From Vice
>Amazon did not immediately respond to an email Tuesday morning asking how many people at the site have been ordered into self-quarantine
Even if they did quarantine others, putting someone on a 14 day quarantine 17 days after contact is hard to explain.
It would be harder to explain why Amazon didn't put on quarantine an employee who was vocal about his exposure to the virus.
At most it sounds like malevolent compliance.
They did not follow health guidelines until the person complained and then they still don't follow them but instead claim to follow them. Why just claim? After the 14 day phase the guidelines don't suggest any quarantines unless people show symptoms.
Full paid leave is not what most people in the US would call retaliation, particularly in the case of a warehouse worker.
We have these things called "courts" that are well-suited to addressing complaints like this one.
But a strike, right now, is not the answer. It's just pouring gasoline on the fire. Counterproductive at all levels. Labor organization is all about picking your battles, and this is the wrong fight in the wrong place at the wrong time. His beef with Amazon needs to be settled in a courtroom, not on a picket line.
The only worse thing he could have done would be to try to lead a strike during a world war.
Perhaps the workers should just continue to allow amazon to get away with exposing them to covid-19 with no notification, for the greater good.
Not that hard. If everyone in the office had contact with someone infected then the best thing to do would have been to quarantine them all right away. Because without that, you now have the possibility that one of them had an asymptomatic case which they could have still had and given to any of the others less than a week ago, which means the others are still inside the window for being infected but not having either recovered or showed symptoms. Which means they still need to be quarantined.
That’s how we came to have employer-provided healthcare:
https://www.nytimes.com/2017/09/05/upshot/the-real-reason-th...
And it's arguably a terrible system that we're still stuck with today, with the effect of handcuffing productive people to their desks in dead-end jobs. We'd be far better off with universal coverage that's not tied to employment... and yes, that means better-off economically.
But the worker was placed on a 15 day paid leave to self quarantine because he stated he had direct contact with someone infected with covid19.
And then he not only broke his quarantine but also made it his point to go to work, potentially risking his colleagues.

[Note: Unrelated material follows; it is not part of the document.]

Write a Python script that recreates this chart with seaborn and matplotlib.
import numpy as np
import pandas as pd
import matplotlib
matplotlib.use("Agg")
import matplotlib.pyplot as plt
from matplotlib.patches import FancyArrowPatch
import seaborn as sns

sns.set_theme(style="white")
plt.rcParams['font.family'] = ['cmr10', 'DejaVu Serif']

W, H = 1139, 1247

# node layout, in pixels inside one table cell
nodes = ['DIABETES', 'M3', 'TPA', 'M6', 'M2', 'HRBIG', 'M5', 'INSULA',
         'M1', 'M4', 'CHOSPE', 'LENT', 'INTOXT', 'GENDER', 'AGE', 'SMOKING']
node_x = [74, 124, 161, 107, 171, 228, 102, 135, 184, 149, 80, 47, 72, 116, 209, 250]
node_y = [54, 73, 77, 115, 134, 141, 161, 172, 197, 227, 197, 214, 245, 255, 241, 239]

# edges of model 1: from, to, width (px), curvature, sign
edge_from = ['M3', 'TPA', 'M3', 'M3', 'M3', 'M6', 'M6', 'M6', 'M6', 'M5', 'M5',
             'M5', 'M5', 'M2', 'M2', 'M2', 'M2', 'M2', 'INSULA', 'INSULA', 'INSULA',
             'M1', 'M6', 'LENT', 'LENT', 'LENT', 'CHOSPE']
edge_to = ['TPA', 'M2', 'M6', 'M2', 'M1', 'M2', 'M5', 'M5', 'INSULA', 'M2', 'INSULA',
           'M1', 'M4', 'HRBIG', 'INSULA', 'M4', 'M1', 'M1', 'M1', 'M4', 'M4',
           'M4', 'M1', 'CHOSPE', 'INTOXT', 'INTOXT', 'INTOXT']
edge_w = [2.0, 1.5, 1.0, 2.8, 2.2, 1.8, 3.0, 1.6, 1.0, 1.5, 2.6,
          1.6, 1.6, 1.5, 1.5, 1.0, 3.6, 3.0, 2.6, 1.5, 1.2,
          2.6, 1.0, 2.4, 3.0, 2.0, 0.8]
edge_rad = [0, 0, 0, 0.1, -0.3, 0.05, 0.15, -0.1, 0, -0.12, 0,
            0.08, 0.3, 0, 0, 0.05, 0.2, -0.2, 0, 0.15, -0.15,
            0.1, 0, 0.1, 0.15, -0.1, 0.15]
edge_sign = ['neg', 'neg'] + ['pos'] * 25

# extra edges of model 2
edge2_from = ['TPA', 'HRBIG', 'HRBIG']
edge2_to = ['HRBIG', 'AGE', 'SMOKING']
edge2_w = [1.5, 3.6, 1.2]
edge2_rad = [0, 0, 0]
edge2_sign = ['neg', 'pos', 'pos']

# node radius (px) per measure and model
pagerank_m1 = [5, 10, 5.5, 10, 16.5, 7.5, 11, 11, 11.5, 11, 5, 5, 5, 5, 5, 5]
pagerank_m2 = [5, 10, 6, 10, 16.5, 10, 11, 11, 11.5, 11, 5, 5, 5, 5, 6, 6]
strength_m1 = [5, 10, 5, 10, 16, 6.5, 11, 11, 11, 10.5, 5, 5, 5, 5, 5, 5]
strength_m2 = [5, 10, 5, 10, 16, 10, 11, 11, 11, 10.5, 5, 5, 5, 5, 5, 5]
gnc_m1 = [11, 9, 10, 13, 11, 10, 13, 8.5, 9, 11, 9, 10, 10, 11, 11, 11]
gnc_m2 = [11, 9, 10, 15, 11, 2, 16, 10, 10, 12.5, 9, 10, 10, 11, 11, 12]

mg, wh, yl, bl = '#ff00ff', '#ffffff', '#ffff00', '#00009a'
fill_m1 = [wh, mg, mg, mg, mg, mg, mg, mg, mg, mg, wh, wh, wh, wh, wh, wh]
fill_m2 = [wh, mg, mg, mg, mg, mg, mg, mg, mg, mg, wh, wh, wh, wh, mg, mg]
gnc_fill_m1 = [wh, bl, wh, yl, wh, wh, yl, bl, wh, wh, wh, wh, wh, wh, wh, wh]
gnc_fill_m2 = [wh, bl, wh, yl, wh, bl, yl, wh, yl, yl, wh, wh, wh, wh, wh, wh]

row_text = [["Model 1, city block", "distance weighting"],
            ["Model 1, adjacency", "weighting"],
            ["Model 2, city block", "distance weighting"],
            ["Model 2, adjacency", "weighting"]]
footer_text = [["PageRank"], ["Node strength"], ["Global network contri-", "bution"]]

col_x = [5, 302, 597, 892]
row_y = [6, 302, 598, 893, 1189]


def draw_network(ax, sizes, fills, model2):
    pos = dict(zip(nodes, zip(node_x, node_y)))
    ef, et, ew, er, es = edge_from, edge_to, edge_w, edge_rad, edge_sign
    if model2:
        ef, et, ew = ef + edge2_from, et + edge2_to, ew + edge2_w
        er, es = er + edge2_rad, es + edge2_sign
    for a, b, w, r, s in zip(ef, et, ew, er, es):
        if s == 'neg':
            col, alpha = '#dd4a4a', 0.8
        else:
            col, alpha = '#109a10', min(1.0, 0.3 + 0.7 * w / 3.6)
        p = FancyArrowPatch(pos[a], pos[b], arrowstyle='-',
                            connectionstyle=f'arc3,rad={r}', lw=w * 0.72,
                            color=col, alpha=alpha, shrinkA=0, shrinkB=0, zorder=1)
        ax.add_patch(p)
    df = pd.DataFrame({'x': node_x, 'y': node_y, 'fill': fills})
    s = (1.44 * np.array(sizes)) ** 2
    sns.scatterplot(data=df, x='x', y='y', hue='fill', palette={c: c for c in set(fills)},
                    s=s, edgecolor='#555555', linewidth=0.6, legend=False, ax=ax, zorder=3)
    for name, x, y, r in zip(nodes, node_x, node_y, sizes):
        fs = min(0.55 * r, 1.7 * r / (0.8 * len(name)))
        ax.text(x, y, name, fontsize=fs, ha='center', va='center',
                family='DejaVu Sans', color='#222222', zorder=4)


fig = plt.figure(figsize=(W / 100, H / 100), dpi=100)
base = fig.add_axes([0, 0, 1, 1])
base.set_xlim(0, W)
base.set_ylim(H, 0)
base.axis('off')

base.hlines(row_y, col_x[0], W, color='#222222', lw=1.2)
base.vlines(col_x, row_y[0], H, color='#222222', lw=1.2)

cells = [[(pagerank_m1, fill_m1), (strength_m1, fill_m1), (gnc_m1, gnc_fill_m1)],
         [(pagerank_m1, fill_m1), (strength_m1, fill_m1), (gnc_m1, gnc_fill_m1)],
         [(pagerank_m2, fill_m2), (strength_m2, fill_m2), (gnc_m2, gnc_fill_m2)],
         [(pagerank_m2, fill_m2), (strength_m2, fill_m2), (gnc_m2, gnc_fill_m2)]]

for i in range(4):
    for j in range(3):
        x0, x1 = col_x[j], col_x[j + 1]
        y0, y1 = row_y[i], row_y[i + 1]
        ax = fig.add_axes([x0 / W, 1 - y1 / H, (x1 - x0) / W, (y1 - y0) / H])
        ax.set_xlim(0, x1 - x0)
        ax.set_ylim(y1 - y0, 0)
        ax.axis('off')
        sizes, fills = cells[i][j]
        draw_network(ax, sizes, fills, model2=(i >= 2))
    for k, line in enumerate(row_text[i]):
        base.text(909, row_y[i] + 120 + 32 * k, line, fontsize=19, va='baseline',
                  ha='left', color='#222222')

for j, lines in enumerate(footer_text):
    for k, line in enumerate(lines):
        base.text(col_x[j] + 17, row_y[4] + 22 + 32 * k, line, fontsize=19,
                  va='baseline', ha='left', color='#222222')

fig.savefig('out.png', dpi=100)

Even if you argue that he did't carried covid19, that action is not justifiable, neither safety-wise nor legaly-wise.
If he took health and safety so seriously then he wouldn't be breaking his quarantine after he claimed he had direct contact with someone carrying the virus to drive up to work potentially exposing all his co-workers to the virus.
Yet in every post you make, you continue to misrepresent the situation.

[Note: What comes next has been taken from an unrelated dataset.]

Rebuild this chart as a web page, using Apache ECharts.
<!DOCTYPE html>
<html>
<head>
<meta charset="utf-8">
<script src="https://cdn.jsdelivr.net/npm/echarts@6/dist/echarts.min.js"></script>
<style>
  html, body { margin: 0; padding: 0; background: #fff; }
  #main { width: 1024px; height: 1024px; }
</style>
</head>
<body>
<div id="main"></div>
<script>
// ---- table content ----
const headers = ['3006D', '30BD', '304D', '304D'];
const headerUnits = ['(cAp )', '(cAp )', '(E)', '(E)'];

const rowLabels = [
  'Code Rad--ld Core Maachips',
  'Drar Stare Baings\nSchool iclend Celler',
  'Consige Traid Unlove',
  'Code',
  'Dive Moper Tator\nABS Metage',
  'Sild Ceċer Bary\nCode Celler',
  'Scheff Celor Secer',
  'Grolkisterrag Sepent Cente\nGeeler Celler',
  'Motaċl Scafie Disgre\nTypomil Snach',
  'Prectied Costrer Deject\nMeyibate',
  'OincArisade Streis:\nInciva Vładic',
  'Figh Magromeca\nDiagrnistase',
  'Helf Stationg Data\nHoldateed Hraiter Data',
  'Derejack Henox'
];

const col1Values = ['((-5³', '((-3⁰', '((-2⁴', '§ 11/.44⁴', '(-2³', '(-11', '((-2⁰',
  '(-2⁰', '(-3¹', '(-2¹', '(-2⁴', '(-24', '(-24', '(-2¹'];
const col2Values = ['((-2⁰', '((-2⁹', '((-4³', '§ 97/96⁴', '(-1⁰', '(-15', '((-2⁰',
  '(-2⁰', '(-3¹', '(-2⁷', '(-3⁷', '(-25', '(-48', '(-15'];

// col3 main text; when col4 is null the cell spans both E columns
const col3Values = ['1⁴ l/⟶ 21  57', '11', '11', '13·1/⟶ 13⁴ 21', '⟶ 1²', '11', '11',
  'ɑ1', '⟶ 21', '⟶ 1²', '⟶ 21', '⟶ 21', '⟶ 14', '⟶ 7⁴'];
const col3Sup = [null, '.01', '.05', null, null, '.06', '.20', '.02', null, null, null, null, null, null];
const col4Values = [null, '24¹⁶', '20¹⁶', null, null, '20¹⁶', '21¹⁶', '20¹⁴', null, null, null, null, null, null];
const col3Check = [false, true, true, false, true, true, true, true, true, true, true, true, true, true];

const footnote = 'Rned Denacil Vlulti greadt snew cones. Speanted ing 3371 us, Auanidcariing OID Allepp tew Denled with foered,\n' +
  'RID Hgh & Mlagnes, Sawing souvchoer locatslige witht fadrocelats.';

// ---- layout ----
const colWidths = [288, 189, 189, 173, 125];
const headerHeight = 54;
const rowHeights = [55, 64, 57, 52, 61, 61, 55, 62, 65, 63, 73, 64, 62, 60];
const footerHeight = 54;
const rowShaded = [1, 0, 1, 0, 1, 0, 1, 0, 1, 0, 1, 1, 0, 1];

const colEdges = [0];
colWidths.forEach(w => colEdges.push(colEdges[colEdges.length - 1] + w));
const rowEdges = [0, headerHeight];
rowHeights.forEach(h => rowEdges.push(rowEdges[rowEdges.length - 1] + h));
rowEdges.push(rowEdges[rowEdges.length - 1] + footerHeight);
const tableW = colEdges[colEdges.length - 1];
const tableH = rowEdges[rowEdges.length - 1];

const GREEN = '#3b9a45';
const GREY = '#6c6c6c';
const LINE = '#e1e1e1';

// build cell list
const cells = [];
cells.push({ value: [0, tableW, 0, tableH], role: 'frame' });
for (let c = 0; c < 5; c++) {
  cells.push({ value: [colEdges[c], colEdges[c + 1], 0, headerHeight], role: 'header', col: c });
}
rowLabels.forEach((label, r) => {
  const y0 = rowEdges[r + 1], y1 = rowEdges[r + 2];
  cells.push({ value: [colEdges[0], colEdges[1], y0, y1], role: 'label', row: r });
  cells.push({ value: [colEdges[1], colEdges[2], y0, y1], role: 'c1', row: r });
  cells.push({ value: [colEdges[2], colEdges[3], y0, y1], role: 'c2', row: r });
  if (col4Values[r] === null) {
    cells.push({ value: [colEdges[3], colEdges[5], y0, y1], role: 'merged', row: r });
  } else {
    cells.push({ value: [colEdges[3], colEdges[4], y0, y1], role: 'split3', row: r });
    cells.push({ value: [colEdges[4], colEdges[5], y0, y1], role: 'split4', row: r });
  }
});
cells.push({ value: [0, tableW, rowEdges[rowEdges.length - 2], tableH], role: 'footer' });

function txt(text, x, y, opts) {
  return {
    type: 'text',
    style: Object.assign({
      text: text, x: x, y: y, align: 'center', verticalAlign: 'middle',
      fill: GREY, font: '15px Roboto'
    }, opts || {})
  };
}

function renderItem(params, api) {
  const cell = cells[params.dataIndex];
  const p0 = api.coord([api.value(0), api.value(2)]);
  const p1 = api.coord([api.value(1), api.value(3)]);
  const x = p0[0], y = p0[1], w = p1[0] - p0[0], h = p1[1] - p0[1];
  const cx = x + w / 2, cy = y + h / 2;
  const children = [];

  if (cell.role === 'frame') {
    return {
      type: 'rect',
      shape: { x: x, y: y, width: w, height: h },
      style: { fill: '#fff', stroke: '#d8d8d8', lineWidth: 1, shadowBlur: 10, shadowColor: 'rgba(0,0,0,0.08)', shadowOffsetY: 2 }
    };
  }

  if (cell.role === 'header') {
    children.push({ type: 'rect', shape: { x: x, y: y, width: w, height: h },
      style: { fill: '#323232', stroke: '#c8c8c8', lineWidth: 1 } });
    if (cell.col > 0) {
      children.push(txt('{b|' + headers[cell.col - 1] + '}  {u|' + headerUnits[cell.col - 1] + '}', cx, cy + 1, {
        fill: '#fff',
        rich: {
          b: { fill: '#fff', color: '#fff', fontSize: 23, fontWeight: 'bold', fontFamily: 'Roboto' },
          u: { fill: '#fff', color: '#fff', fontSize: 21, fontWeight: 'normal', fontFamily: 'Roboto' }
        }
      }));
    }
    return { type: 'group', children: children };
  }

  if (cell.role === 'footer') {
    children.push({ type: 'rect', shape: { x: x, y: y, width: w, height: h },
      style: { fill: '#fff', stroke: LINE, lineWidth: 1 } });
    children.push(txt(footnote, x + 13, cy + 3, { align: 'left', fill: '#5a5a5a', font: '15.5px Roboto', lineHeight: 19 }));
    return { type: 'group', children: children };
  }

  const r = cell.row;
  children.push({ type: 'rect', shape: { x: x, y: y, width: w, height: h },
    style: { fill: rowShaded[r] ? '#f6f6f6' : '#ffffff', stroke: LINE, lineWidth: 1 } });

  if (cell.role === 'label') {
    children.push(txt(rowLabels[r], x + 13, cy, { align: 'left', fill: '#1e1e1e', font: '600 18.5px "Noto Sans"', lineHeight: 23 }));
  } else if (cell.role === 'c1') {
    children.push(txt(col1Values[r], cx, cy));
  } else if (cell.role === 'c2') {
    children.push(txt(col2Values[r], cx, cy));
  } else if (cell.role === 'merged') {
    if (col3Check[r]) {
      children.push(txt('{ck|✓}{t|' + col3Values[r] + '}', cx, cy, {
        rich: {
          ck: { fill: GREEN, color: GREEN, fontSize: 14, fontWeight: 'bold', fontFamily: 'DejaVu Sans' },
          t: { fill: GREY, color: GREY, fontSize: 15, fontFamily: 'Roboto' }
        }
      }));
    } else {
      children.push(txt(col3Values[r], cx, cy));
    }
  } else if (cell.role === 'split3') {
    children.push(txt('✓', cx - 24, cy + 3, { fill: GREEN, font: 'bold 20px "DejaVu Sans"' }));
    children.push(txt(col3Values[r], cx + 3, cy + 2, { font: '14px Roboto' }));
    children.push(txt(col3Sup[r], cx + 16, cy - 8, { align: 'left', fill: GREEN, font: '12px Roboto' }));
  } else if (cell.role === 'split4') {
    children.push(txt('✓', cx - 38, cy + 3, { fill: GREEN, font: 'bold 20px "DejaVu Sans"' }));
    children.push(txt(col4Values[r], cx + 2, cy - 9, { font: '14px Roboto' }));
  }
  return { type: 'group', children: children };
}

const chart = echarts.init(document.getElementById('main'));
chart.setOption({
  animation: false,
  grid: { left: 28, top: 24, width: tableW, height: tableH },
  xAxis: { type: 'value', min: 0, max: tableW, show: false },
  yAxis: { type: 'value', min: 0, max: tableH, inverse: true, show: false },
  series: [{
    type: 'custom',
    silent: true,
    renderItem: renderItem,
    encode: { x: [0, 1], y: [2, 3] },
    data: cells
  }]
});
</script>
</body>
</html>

You are being hugely dishonest
This judgment call changed. If bureaucratic ineptitude was to blame, those people ignored proper procedure, making them insubordinate, and risked lives. And if they found the issue confusing enough to take eighteen days to issue the quarantine notice, they should understand why this employee might think they are being targeted for their labor practices.

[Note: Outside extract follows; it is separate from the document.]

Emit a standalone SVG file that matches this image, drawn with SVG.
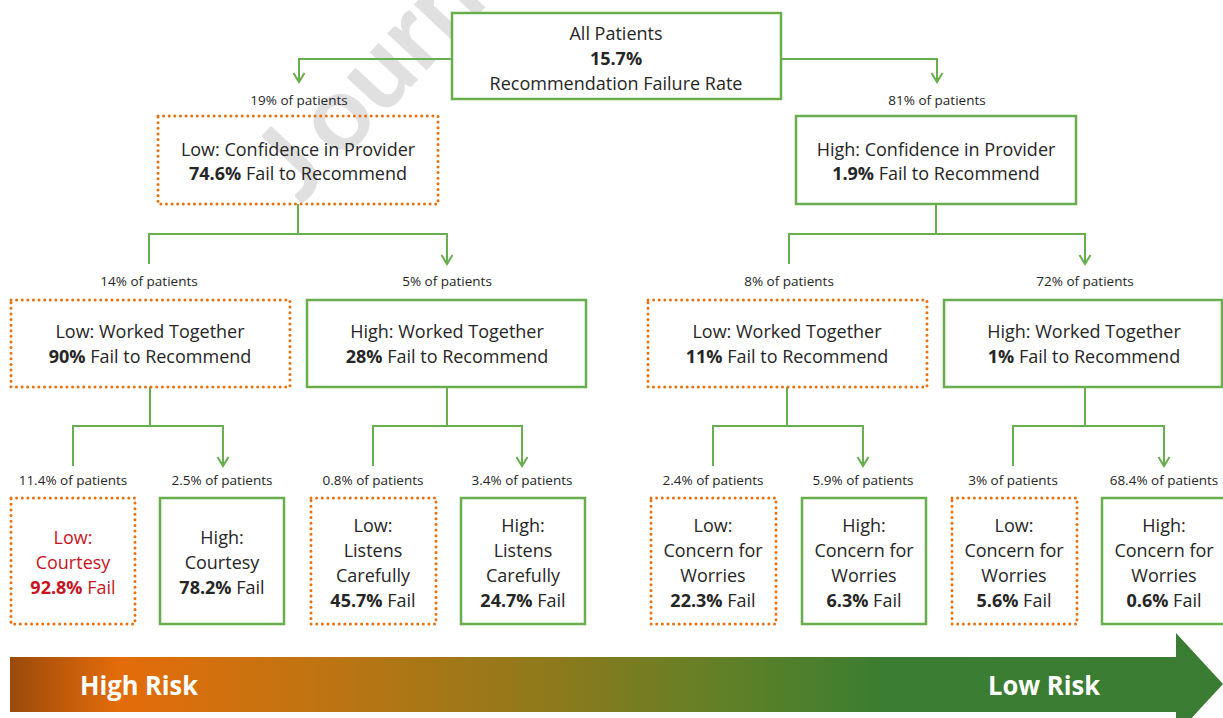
<svg xmlns="http://www.w3.org/2000/svg" width="1223" height="718" viewBox="0 0 1223 718">
<style>
text{font-family:"Open Sans","Liberation Sans",sans-serif;fill:#262626;text-anchor:middle}
.t{font-size:18px}
.l{font-size:13.5px}
.b{font-weight:bold}
.red{fill:#c8141e}
.g{fill:#fff;stroke:#68ae4e;stroke-width:2.5}
.o{fill:none;stroke:#e8700e;stroke-width:3;stroke-dasharray:0.01 5.6;stroke-linecap:round}
.c{fill:none;stroke:#68ae4e;stroke-width:2;marker-end:url(#ah)}
.c2{fill:none;stroke:#68ae4e;stroke-width:2}
.wm{font-family:Lato,"Open Sans",sans-serif;font-size:105px;font-weight:bold;fill:#e0e0e0;text-anchor:start}
.risk{font-size:27px;font-weight:bold;fill:#fff;text-anchor:start}
</style>
<defs>
<marker id="ah" markerUnits="userSpaceOnUse" markerWidth="14" markerHeight="14" viewBox="0 0 14 14" refX="12" refY="7" orient="auto">
<path d="M3,1.5 L12,7 L3,12.5" fill="none" stroke="#68ae4e" stroke-width="2"/>
</marker>
<linearGradient id="rg" gradientUnits="userSpaceOnUse" x1="10" y1="0" x2="1223" y2="0">
<stop offset="0" stop-color="#9a4a0c"/>
<stop offset="0.09" stop-color="#e46c0a"/>
<stop offset="0.25" stop-color="#c07412"/>
<stop offset="0.45" stop-color="#8c7a1c"/>
<stop offset="0.6" stop-color="#5e8028"/>
<stop offset="0.72" stop-color="#3b7d32"/>
<stop offset="1" stop-color="#3a7d32"/>
</linearGradient>
</defs>
<text class="wm" transform="translate(301,205) rotate(-47)">J<tspan dx="15">ourn</tspan></text>
<g id="connectors">
<polyline class="c" points="452,59 299,59 299,82"/>
<polyline class="c" points="781,59 937,59 937,82"/>
<polyline class="c2" points="298,204 298,234"/>
<polyline class="c" points="149,264 149,234 447,234 447,264"/>
<polyline class="c2" points="936,204 936,234"/>
<polyline class="c" points="789,264 789,234 1085,234 1085,264"/>
<polyline class="c2" points="150,387 150,426"/>
<polyline class="c" points="73,466 73,426 223,426 223,466"/>
<polyline class="c2" points="447,387 447,426"/>
<polyline class="c" points="373,466 373,426 522,426 522,466"/>
<polyline class="c2" points="787,387 787,426"/>
<polyline class="c" points="713,466 713,426 863,426 863,466"/>
<polyline class="c2" points="1085,387 1085,426"/>
<polyline class="c" points="1013,466 1013,426 1164,426 1164,466"/>
</g>
<g id="labels">
<text class="l" x="299" y="105">19% of patients</text>
<text class="l" x="937" y="105">81% of patients</text>
<text class="l" x="149" y="286">14% of patients</text>
<text class="l" x="447" y="286">5% of patients</text>
<text class="l" x="789" y="286">8% of patients</text>
<text class="l" x="1085" y="286">72% of patients</text>
<text class="l" x="73" y="485">11.4% of patients</text>
<text class="l" x="222" y="485">2.5% of patients</text>
<text class="l" x="373" y="485">0.8% of patients</text>
<text class="l" x="522" y="485">3.4% of patients</text>
<text class="l" x="713" y="485">2.4% of patients</text>
<text class="l" x="863" y="485">5.9% of patients</text>
<text class="l" x="1013" y="485">3% of patients</text>
<text class="l" x="1164" y="485">68.4% of patients</text>
</g>
<g id="all">
<rect class="g" x="452" y="13" width="329" height="86"/>
<text class="t" x="616" y="39.5">All Patients</text>
<text class="t b" x="616" y="64.5">15.7%</text>
<text class="t" x="616" y="89.5">Recommendation Failure Rate</text>
</g>
<g id="lowConf">
<rect class="o" x="158" y="116" width="280" height="88"/>
<text class="t" x="298" y="155.5">Low: Confidence in Provider</text>
<text class="t" x="298" y="179.5"><tspan class="b">74.6%</tspan> Fail to Recommend</text>
</g>
<g id="highConf">
<rect class="g" x="796" y="116" width="280" height="88"/>
<text class="t" x="936" y="155.5">High: Confidence in Provider</text>
<text class="t" x="936" y="179.5"><tspan class="b">1.9%</tspan> Fail to Recommend</text>
</g>
<g id="lowWT1">
<rect class="o" x="11" y="300" width="279" height="87"/>
<text class="t" x="150" y="337.5">Low: Worked Together</text>
<text class="t" x="150" y="362.5"><tspan class="b">90%</tspan> Fail to Recommend</text>
</g>
<g id="highWT1">
<rect class="g" x="307" y="300" width="279" height="87"/>
<text class="t" x="447" y="337.5">High: Worked Together</text>
<text class="t" x="447" y="362.5"><tspan class="b">28%</tspan> Fail to Recommend</text>
</g>
<g id="lowWT2">
<rect class="o" x="648" y="300" width="279" height="87"/>
<text class="t" x="787" y="337.5">Low: Worked Together</text>
<text class="t" x="787" y="362.5"><tspan class="b">11%</tspan> Fail to Recommend</text>
</g>
<g id="highWT2">
<rect class="g" x="944" y="300" width="278" height="87"/>
<text class="t" x="1084" y="337.5">High: Worked Together</text>
<text class="t" x="1084" y="362.5"><tspan class="b">1%</tspan> Fail to Recommend</text>
</g>
<g id="lowCourtesy">
<rect class="o" x="11" y="498" width="124" height="126"/>
<text class="t red" x="73" y="543.5">Low:</text>
<text class="t red" x="73" y="568.5">Courtesy</text>
<text class="t red" x="73" y="593.5"><tspan class="b red">92.8%</tspan> Fail</text>
</g>
<g id="highCourtesy">
<rect class="g" x="160" y="498" width="124" height="126"/>
<text class="t" x="222" y="543.5">High:</text>
<text class="t" x="222" y="568.5">Courtesy</text>
<text class="t" x="222" y="593.5"><tspan class="b">78.2%</tspan> Fail</text>
</g>
<g id="lowListens">
<rect class="o" x="311" y="498" width="125" height="126"/>
<text class="t" x="373" y="531.5">Low:</text>
<text class="t" x="373" y="556.5">Listens</text>
<text class="t" x="373" y="581.5">Carefully</text>
<text class="t" x="373" y="606.5"><tspan class="b">45.7%</tspan> Fail</text>
</g>
<g id="highListens">
<rect class="g" x="461" y="498" width="124" height="126"/>
<text class="t" x="523" y="531.5">High:</text>
<text class="t" x="523" y="556.5">Listens</text>
<text class="t" x="523" y="581.5">Carefully</text>
<text class="t" x="523" y="606.5"><tspan class="b">24.7%</tspan> Fail</text>
</g>
<g id="lowConcern1">
<rect class="o" x="651" y="498" width="125" height="126"/>
<text class="t" x="713" y="531.5">Low:</text>
<text class="t" x="713" y="556.5">Concern for</text>
<text class="t" x="713" y="581.5">Worries</text>
<text class="t" x="713" y="606.5"><tspan class="b">22.3%</tspan> Fail</text>
</g>
<g id="highConcern1">
<rect class="g" x="802" y="498" width="124" height="126"/>
<text class="t" x="864" y="531.5">High:</text>
<text class="t" x="864" y="556.5">Concern for</text>
<text class="t" x="864" y="581.5">Worries</text>
<text class="t" x="864" y="606.5"><tspan class="b">6.3%</tspan> Fail</text>
</g>
<g id="lowConcern2">
<rect class="o" x="952" y="498" width="125" height="126"/>
<text class="t" x="1014" y="531.5">Low:</text>
<text class="t" x="1014" y="556.5">Concern for</text>
<text class="t" x="1014" y="581.5">Worries</text>
<text class="t" x="1014" y="606.5"><tspan class="b">5.6%</tspan> Fail</text>
</g>
<g id="highConcern2">
<rect class="g" x="1102" y="498" width="124" height="126"/>
<text class="t" x="1164" y="531.5">High:</text>
<text class="t" x="1164" y="556.5">Concern for</text>
<text class="t" x="1164" y="581.5">Worries</text>
<text class="t" x="1164" y="606.5"><tspan class="b">0.6%</tspan> Fail</text>
</g>
<g id="riskArrow">
<polygon points="10,657 1176,657 1176,633 1223,684 1176,735 1176,712 10,712" fill="url(#rg)"/>
<text class="risk" x="80" y="695" textLength="118" lengthAdjust="spacingAndGlyphs">High Risk</text>
<text class="risk" x="988" y="695" textLength="112" lengthAdjust="spacingAndGlyphs">Low Risk</text>
</g>
</svg>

The available information changed. This very quickly went from something many people weren't sure wasn't going to be maybe a nasty flu to something that has half the world staying home from work and hospitals getting overrun. Changing your procedures in response to new information is what managers should be doing.
They'd have been smarter to respond to it sooner, but better late than never.
You're trying to spin it both ways. If Amazon was just idiotic about their response to the outbreak, why did they pick that moment to suddenly take things super serious and fire the employee?